The Nobel Prize in Physiology or Medicine 2025 was awarded to Mary E. Brunkow, Fred Ramsdell, and Shimon Sakaguchi “for their discoveries concerning peripheral immune tolerance.”
Brunkow, 64, is a senior program manager at the Institute for Systems Biology in Seattle, Ramsdell, 64, is a scientific adviser for Sonoma Biotherapeutics in San Francisco, and Dr. Sakaguchi, 74, is a distinguished professor at the Immunology Frontier Research Center at Osaka University in Japan.
According to the AP, Brunkow got the news of her prize from an AP photographer who came to her home in the early hours of the morning.
She said she had ignored the earlier call from the Nobel committee. “My phone rang and I saw a number from Sweden and thought: ‘That’s just, that’s spam of some sort.’”

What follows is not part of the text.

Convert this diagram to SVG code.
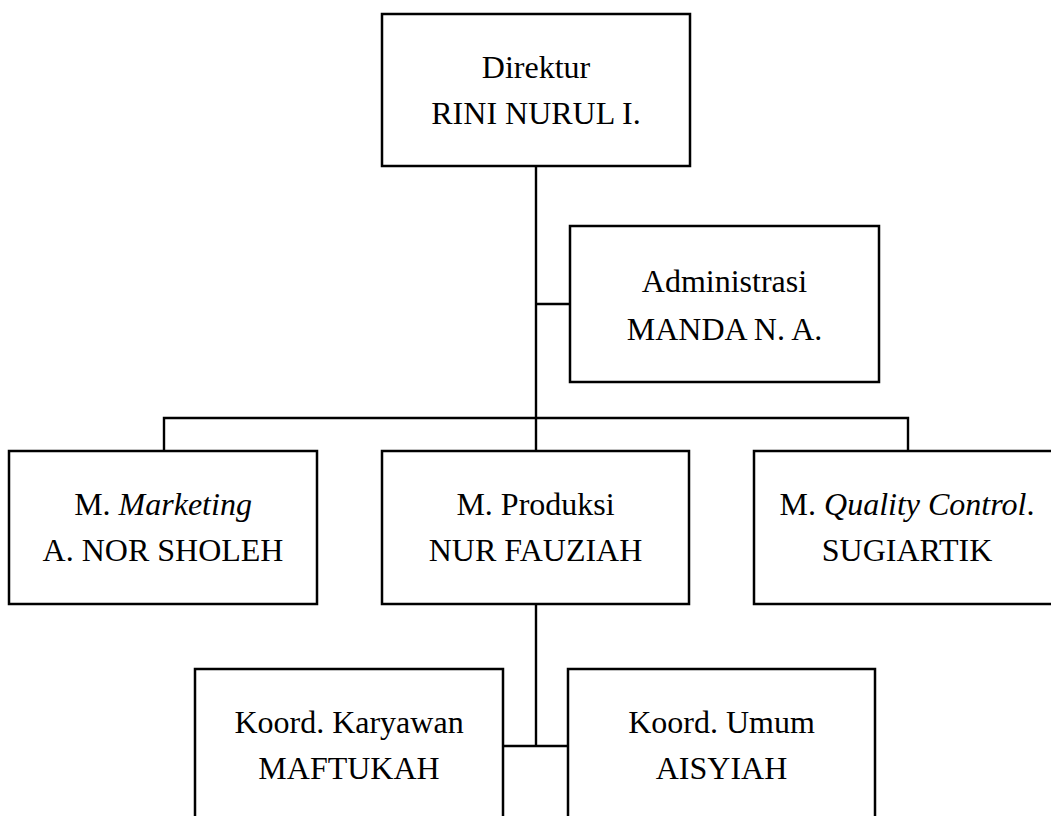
<svg xmlns="http://www.w3.org/2000/svg" width="1051" height="816" viewBox="0 0 1051 816">
<style>
.box{fill:#fff;stroke:#000;stroke-width:2.5}
.ln{fill:none;stroke:#000;stroke-width:2.4}
text{font-family:"Liberation Serif","Times New Roman",serif;font-size:32px;fill:#000;text-anchor:middle}
.it{font-style:italic}
</style>
<rect width="1051" height="816" fill="#fff"/>
<g id="connectors">
<path class="ln" d="M536,166 V451 M536,304 H570 M164,451 V418 H908 V451 M536,604 V746 M503,746 H568"/>
</g>
<g id="direktur">
<rect class="box" x="382" y="14" width="308" height="152"/>
<text x="536" y="78">Direktur</text>
<text x="536" y="124">RINI NURUL I.</text>
</g>
<g id="administrasi">
<rect class="box" x="570" y="226" width="309" height="156"/>
<text x="724.5" y="292">Administrasi</text>
<text x="724.5" y="340">MANDA N. A.</text>
</g>
<g id="marketing">
<rect class="box" x="9" y="451" width="308" height="153"/>
<text x="163" y="515">M. <tspan class="it">Marketing</tspan></text>
<text x="163" y="561">A. NOR SHOLEH</text>
</g>
<g id="produksi">
<rect class="box" x="382" y="451" width="307" height="153"/>
<text x="535.5" y="515">M. Produksi</text>
<text x="535.5" y="561">NUR FAUZIAH</text>
</g>
<g id="qc">
<rect class="box" x="754" y="451" width="308" height="153"/>
<text x="907" y="515">M. <tspan class="it">Quality Control</tspan>.</text>
<text x="907" y="561">SUGIARTIK</text>
</g>
<g id="karyawan">
<rect class="box" x="195" y="669" width="308" height="160"/>
<text x="349" y="733">Koord. Karyawan</text>
<text x="349" y="779">MAFTUKAH</text>
</g>
<g id="umum">
<rect class="box" x="568" y="669" width="307" height="160"/>
<text x="721.5" y="733">Koord. Umum</text>
<text x="721.5" y="779">AISYIAH</text>
</g>
</svg>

In a press release, the Nobel Foundation detailed the discovery Brunkow and her colleagues made about how the immune system is kept in check:
“Every day, our immune system protects us from thousands of different microbes trying to invade our bodies. These all have different appearances, and many have developed similarities with human cells as a form of camouflage. So how does the immune system determine what it should attack and what it should defend?
Mary Brunkow, Fred Ramsdell and Shimon Sakaguchi are awarded the Nobel Prize in Physiology or Medicine 2025 for their fundamental discoveries relating to peripheral immune tolerance. The laureates identified the immune system’s security guards, regulatory T cells, which prevent immune cells from attacking our own body.
‘Their discoveries have been decisive for our understanding of how the immune system functions and why we do not all develop serious autoimmune diseases,’ says Olle Kämpe, chair of the Nobel Committee."
According to the Nobel Foundation, their discoveries have spurred the development of medical treatments for cancer and autoimmune diseases, and may also lead to more successful transplantations. Several of these treatments are now undergoing clinical trials.